Abstecher nach Trakai – Litauische Geschichte zum Anfassen

Trakai liegt knapp 30 Kilometer westlich von Vilnius und ist durch eine elektrifizierten Bahnstrecke mit der Hauptstadt verbunden. Der Regionalzug braucht eine gute halbe Stunde, fährt nur ein paarmal am Tag und ist daher gut besetzt.

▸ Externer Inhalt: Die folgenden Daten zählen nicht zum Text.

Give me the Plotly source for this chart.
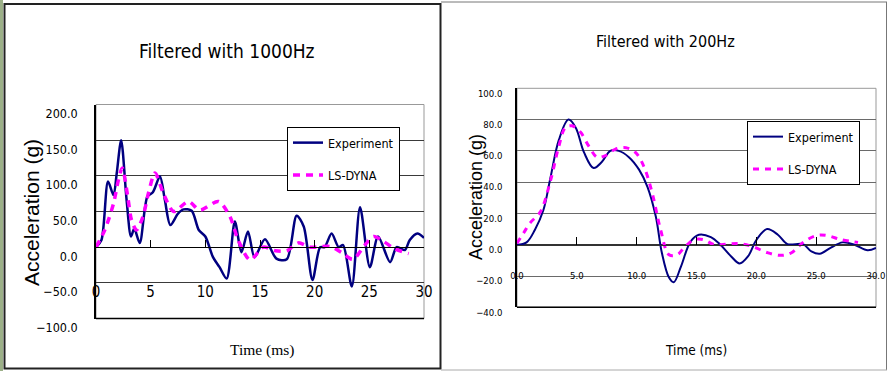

Die Endstation befindet sich direkt an einem weiten Sees mit tiefblauem Wasser. Ein ruhiger, schattiger Weg führt ein ganzes Stück weit am Ufer entlang. Das Zentrum des Ortes – der immerhin im späten Mittelalter mal Hauptstadt des Litauischen Großfürstentums war – besteht aus fröhlich bunt gestrichenen Holzhäusern, dörflich und fast skandinavisch. Nur zum Ufer hin wird es dann ein bisschen touristisch mit Cafés, Restaurants, der einen oder anderen Andenkenbude und mehreren Ausflugsbötchen. Angesichts der Tatsache, dass dieser Ort eine der wichtigsten Touristenattraktionen im Land ist, ist das alles hier sehr angenehm entspannt.
Eine hölzerne Fußgängerbrücke führt auf eine Insel und von dort geht es weiter zu der berühmten Wasserburg. Der erste Anblick ist – angesichts der zahlreichen geschönten Bilder, die im Netz kursieren – fast enttäuschend: das Hauptgebäude mit dem Donjon ist eingerüstet und das rote Ziegelmauerwerk der Türme ist eindeutig ziemlich modern. Im Innenhof stehen nachgebaute mittelalterliche Gerätschaften herum und die Angestellte an der Kasse macht gerade Pause.
Beim Rundgang durch das Burgmuseum finden wir heraus: mit dem Bau dieser Burg wurde im frühen 14. Jahrhundert begonnen, war zeitweise als Residenz von Großfürst Gediminas, unter dem Litauen zu einer Großmacht wurde, die sich bis ans Schwarze Meer erstreckte. Einer seiner Nachfolger, Vytautas brachte in seinem Gefolge eine Anzahl von Tataren und Karäern aus der Krim nach Trakai und siedelte sie hier an. Die Karäer sind eine turk-sprachige Volksgruppe jüdischen Glaubens – und ein paar Familien dieser Minderheit leben wohl immer noch hier.
Im Verlauf der Jahrhunderte verlor die Burg an Bedeutung und war im 18. und 19. Jahrhundert ziemlich verfallen. Erst im späten 19. Jahrhundert begann man mit dem Wiederaufbau, der bis jetzt noch nicht abgeschlossen ist.